*What this task involves*
Every record must appear in your copy exactly as written, with no pictures.

*Data to use*
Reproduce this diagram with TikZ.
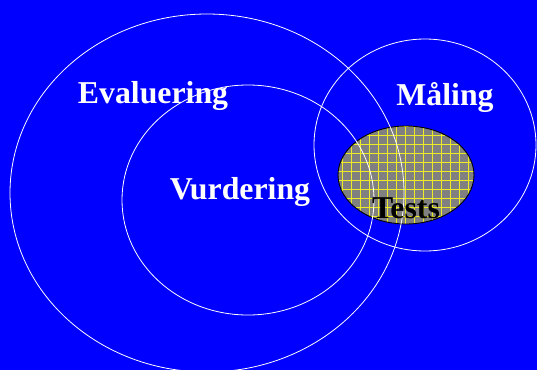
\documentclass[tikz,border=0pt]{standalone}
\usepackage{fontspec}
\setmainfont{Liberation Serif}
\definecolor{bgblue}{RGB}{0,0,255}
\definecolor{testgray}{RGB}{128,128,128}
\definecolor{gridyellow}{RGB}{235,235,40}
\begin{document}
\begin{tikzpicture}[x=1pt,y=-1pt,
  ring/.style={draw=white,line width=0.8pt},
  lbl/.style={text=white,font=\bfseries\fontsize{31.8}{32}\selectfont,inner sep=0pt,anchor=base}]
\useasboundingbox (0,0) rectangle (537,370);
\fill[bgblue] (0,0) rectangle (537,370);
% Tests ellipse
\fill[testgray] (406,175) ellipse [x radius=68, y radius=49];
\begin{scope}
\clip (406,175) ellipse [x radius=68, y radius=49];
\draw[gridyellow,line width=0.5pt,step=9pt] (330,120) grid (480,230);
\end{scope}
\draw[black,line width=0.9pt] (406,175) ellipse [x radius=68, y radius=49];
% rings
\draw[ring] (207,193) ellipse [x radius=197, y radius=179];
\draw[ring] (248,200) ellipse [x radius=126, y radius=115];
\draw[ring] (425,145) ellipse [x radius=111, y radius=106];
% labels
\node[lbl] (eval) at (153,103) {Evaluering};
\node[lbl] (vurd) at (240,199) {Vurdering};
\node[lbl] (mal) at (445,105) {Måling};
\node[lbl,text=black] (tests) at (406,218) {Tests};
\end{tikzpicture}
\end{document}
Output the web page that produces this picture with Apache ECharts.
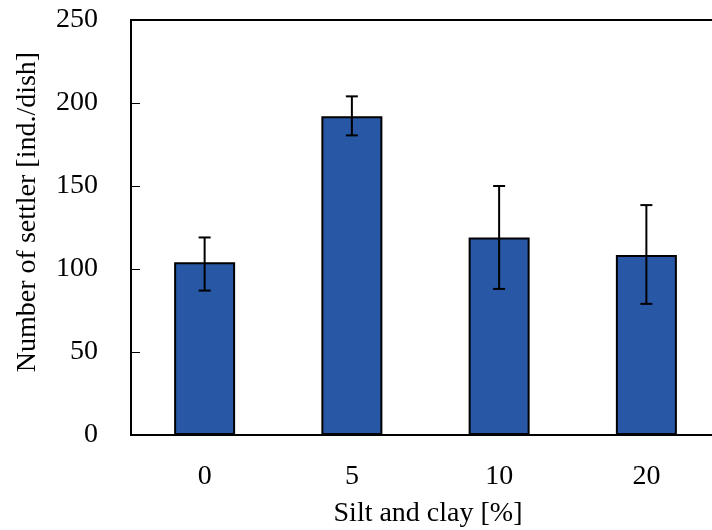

*The solution*
Reproduce this diagram with TikZ.
\documentclass[tikz,border=0pt]{standalone}
\usepackage{fontspec}
\setmainfont{Liberation Serif}
\definecolor{bgblue}{RGB}{0,0,255}
\definecolor{testgray}{RGB}{128,128,128}
\definecolor{gridyellow}{RGB}{235,235,40}
\begin{document}
\begin{tikzpicture}[x=1pt,y=-1pt,
  ring/.style={draw=white,line width=0.8pt},
  lbl/.style={text=white,font=\bfseries\fontsize{31.8}{32}\selectfont,inner sep=0pt,anchor=base}]
\useasboundingbox (0,0) rectangle (537,370);
\fill[bgblue] (0,0) rectangle (537,370);
% Tests ellipse
\fill[testgray] (406,175) ellipse [x radius=68, y radius=49];
\begin{scope}
\clip (406,175) ellipse [x radius=68, y radius=49];
\draw[gridyellow,line width=0.5pt,step=9pt] (330,120) grid (480,230);
\end{scope}
\draw[black,line width=0.9pt] (406,175) ellipse [x radius=68, y radius=49];
% rings
\draw[ring] (207,193) ellipse [x radius=197, y radius=179];
\draw[ring] (248,200) ellipse [x radius=126, y radius=115];
\draw[ring] (425,145) ellipse [x radius=111, y radius=106];
% labels
\node[lbl] (eval) at (153,103) {Evaluering};
\node[lbl] (vurd) at (240,199) {Vurdering};
\node[lbl] (mal) at (445,105) {Måling};
\node[lbl,text=black] (tests) at (406,218) {Tests};
\end{tikzpicture}
\end{document}
Output the web page that produces this picture with Apache ECharts.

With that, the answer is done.